Briscoe endured a rough start to his first season with Joe Gibbs Racing, even after taking the pole position for the Daytona 500 and finishing in fourth place, the highest for a Daytona 500 polesitter in 25 years, as he was docked 100 points when the holes in the spoiler base of the No. 19 Toyota were found to be bigger than when supplied to the team.

But that penalty was later overturned.

"Yeah, it was a huge relief," he said. "Just to be in a mode of where you have to be in desperation mode; if you lose a 100 points from the get-go, you're in an instant must-win. And not to say that we can't win, I feel like we definitely can, but you just have to race so much differently whenever you're in a must-win, and you have to make race calls differently. And when you're in the mix points-wise, it just lets you go with the flow more.

"You don't have to act as desperate. You can just let the race come to you way more, where when you're in a must-win, you’re just so desperate to make moves that you probably shouldn't do. And it just allows you to race so much differently, getting those 100 points back. So it was a huge relief for us as a race team, and certainly for me as a driver."

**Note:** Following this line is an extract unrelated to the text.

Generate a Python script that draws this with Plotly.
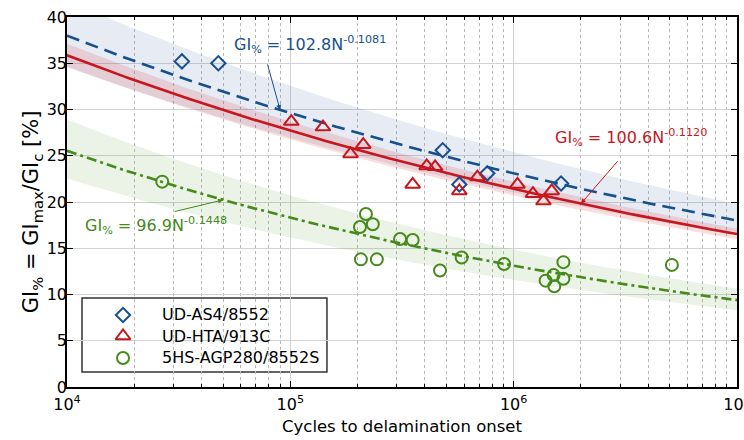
import numpy as np
import plotly.graph_objects as go

# ---- measured data: cycles to delamination onset vs GI% ----
n_as4 = [3.27e4, 4.76e4, 4.81e5, 5.71e5, 7.62e5, 1.63e6]
gi_as4 = [35.2, 35.0, 25.6, 21.9, 23.1, 22.0]

n_hta = [1.01e5, 1.40e5, 1.86e5, 2.12e5, 3.53e5, 4.08e5, 4.45e5,
         5.71e5, 6.88e5, 1.04e6, 1.22e6, 1.36e6, 1.48e6]
gi_hta = [28.7, 28.1, 25.2, 26.2, 21.9, 23.9, 23.8,
          21.2, 22.7, 21.9, 20.9, 20.1, 21.2]

n_agp = [2.67e4, 2.18e5, 2.05e5, 2.34e5, 2.07e5, 2.44e5, 3.10e5, 3.53e5,
         4.68e5, 5.85e5, 9.06e5, 1.39e6, 1.51e6, 1.52e6, 1.67e6, 1.67e6, 5.11e6]
gi_agp = [22.2, 18.7, 17.3, 17.6, 13.8, 13.8, 16.0, 15.9,
          12.6, 14.0, 13.3, 11.5, 12.1, 10.9, 11.7, 13.5, 13.2]

# power-law fits GI% = A * N^b and log10 half-width of the scatter band
fit_as4 = (102.8, -0.1081)
fit_hta = (100.6, -0.1120)
fit_agp = (96.9, -0.1448)
band_as4 = 0.041
band_hta = 0.015
band_agp = 0.054

names = ["UD-AS4/8552", "UD-HTA/913C", "5HS-AGP280/8552S"]

x_ticks = [1e4, 1e5, 1e6, 1e7]
x_ticktext = ["10<sup>4</sup>", "10<sup>5</sup>", "10<sup>6</sup>", "10<sup>7</sup>"]
x_minor = [m * 10 ** e for e in (4, 5, 6) for m in range(2, 10)]
y_ticks = list(range(0, 41, 5))

BLUE = "#17508C"
RED = "#C8161E"
GREEN = "#458A1B"
FONT = "DejaVu Sans"

n_curve = np.logspace(4, 7, 300)


def power(fit, n):
    a, b = fit
    return a * np.asarray(n, dtype=float) ** b


marker_styles = [
    dict(symbol="diamond-open", size=11, color=BLUE, line=dict(width=2, color=BLUE)),
    dict(symbol="triangle-up-open", size=13, color=RED, line=dict(width=2, color=RED)),
    dict(symbol="circle-open", size=12, color=GREEN, line=dict(width=2, color=GREEN)),
]

fig = go.Figure()

# scatter bands around each fit
for fit, hw, fill in [
    (fit_as4, band_as4, "rgba(60,100,170,0.13)"),
    (fit_hta, band_hta, "rgba(215,50,50,0.16)"),
    (fit_agp, band_agp, "rgba(100,160,60,0.13)"),
]:
    y_mid = power(fit, n_curve)
    upper = y_mid * 10 ** hw
    lower = y_mid / 10 ** hw
    fig.add_trace(go.Scatter(
        x=np.concatenate([n_curve, n_curve[::-1]]),
        y=np.concatenate([upper, lower[::-1]]),
        fill="toself", fillcolor=fill, line=dict(width=0),
        mode="lines", hoverinfo="skip", showlegend=False))

# fitted curves
fig.add_trace(go.Scatter(x=n_curve, y=power(fit_as4, n_curve), mode="lines",
                         line=dict(color=BLUE, width=2.6, dash="13px,7px"),
                         showlegend=False))
fig.add_trace(go.Scatter(x=n_curve, y=power(fit_hta, n_curve), mode="lines",
                         line=dict(color=RED, width=2.6), showlegend=False))
fig.add_trace(go.Scatter(x=n_curve, y=power(fit_agp, n_curve), mode="lines",
                         line=dict(color=GREEN, width=2.6, dash="10px,4px,3px,4px"),
                         showlegend=False))

# test points
for xs, ys, name, mk in zip([n_as4, n_hta, n_agp], [gi_as4, gi_hta, gi_agp],
                            names, marker_styles):
    fig.add_trace(go.Scatter(x=xs, y=ys, mode="markers", name=name, marker=mk,
                             showlegend=False))

# legend box: frame, symbols on an overlay unit axis, and labels
leg_x0, leg_x1, leg_y0, leg_y1 = 0.0224, 0.388, 0.0405, 0.2405
leg_sym_x, leg_txt_x = 0.0836, 0.1388
leg_rows = [0.1946, 0.1378, 0.0784]
fig.add_shape(type="rect", xref="paper", yref="paper", x0=leg_x0, x1=leg_x1,
              y0=leg_y0, y1=leg_y1, line=dict(color="#333333", width=1.5),
              fillcolor="white", layer="between")
for row_y, name, mk in zip(leg_rows, names, marker_styles):
    fig.add_trace(go.Scatter(x=[leg_sym_x], y=[row_y], mode="markers", marker=mk,
                             xaxis="x2", yaxis="y2", showlegend=False,
                             hoverinfo="skip"))
    fig.add_annotation(xref="paper", yref="paper", x=leg_txt_x, y=row_y, text=name,
                       showarrow=False, xanchor="left", yanchor="middle",
                       font=dict(family=FONT, size=16, color="black"))

# equation labels with arrows pointing at the curves
eq_font = dict(family=FONT, size=16)
arrows = [
    (9e4, fit_as4, -13, -47, BLUE),
    (2e6, fit_hta, 38, -44, RED),
    (5e4, fit_agp, -50, 12, GREEN),
]
for n_at, fit, ax, ay, col in arrows:
    fig.add_annotation(x=np.log10(n_at), y=float(power(fit, n_at)), text="",
                       showarrow=True, ax=ax, ay=ay, arrowhead=2, arrowsize=1,
                       arrowwidth=1, arrowcolor=col, standoff=0)

labels = [
    (4.739, 37.0, "GI<sub>%</sub> = 102.8N<sup>-0.1081</sup>", BLUE),
    (6.176, 27.0, "GI<sub>%</sub> = 100.6N<sup>-0.1120</sup>", RED),
    (4.072, 17.5, "GI<sub>%</sub> = 96.9N<sup>-0.1448</sup>", GREEN),
]
for lx, ly, txt, col in labels:
    fig.add_annotation(x=lx, y=ly, text=txt, showarrow=False, xanchor="left",
                       yanchor="middle", font=dict(eq_font, color=col))

# y-axis title, rotated
fig.add_annotation(xref="paper", yref="paper", x=-0.052, y=0.473,
                   text="GI<sub>%</sub> = GI<sub>max</sub>/GI<sub>c</sub> [%]",
                   textangle=-90, showarrow=False, xanchor="center", yanchor="middle",
                   font=dict(family=FONT, size=21, color="black"))

fig.update_xaxes(
    type="log", range=[4, 7], tickmode="array", tickvals=x_ticks, ticktext=x_ticktext,
    ticks="inside", ticklen=6, tickwidth=1.2, tickcolor="black",
    ticklabeloverflow="allow", ticklabelstandoff=2, automargin=False,
    showline=True, linecolor="black", linewidth=1.5, mirror="ticks",
    showgrid=True, gridcolor="#d2d2d2", gridwidth=1,
    minor=dict(tickmode="array", tickvals=x_minor, ticks="inside", ticklen=3,
               tickcolor="black", showgrid=True, gridcolor="#b8b8b8", griddash="dot",
               gridwidth=1),
    title=dict(text="Cycles to delamination onset", font=dict(family=FONT, size=16.5),
               standoff=7),
    tickfont=dict(family=FONT, size=16), zeroline=False,
)
fig.update_yaxes(
    range=[0, 40], tickmode="array", tickvals=y_ticks,
    ticks="inside", ticklen=6, tickwidth=1.2, tickcolor="black",
    ticklabelstandoff=-5, automargin=False,
    showline=True, linecolor="black", linewidth=1.5, mirror="ticks",
    showgrid=True, gridcolor="#d2d2d2", gridwidth=1.2,
    tickfont=dict(family=FONT, size=16), zeroline=False,
)

fig.update_layout(
    width=744, height=440,
    margin=dict(l=67, r=7, t=17, b=53),
    paper_bgcolor="white", plot_bgcolor="white",
    font=dict(family=FONT, size=16, color="black"),
    showlegend=False,
    xaxis2=dict(overlaying="x", range=[0, 1], visible=False, fixedrange=True),
    yaxis2=dict(overlaying="y", range=[0, 1], visible=False, fixedrange=True),
)

fig.write_html("out.html")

The decision to overturn the penalty was more of a mental boost than anything for Briscoe as the season really started to ramp up, as the 100-point hole put him in a spot where he felt his amazing new opportunity could be all for naught in year number one.

"I was worried sick the first two or three weeks, just knowing that I have this amazing opportunity and now I'm all of a sudden in a must-win you after week one," he admitted. "It was definitely nice to get that overturned and definitely felt like it pumped kind of a new life into our season that early."

Briscoe finds himself inside the provisional playoff picture in 13th place in the point standings, rather than 32nd, after the first 11 races on the 2025 NASCAR Cup Series schedule.

After making it to the playoffs last year with a walk-off win in the regular season finale at Darlington Raceway, which resulted in a surprise spot in Season 2 of Netflix's "Full Speed" NASCAR series, he is looking to secure back-to-back playoff appearances for the first time in his career.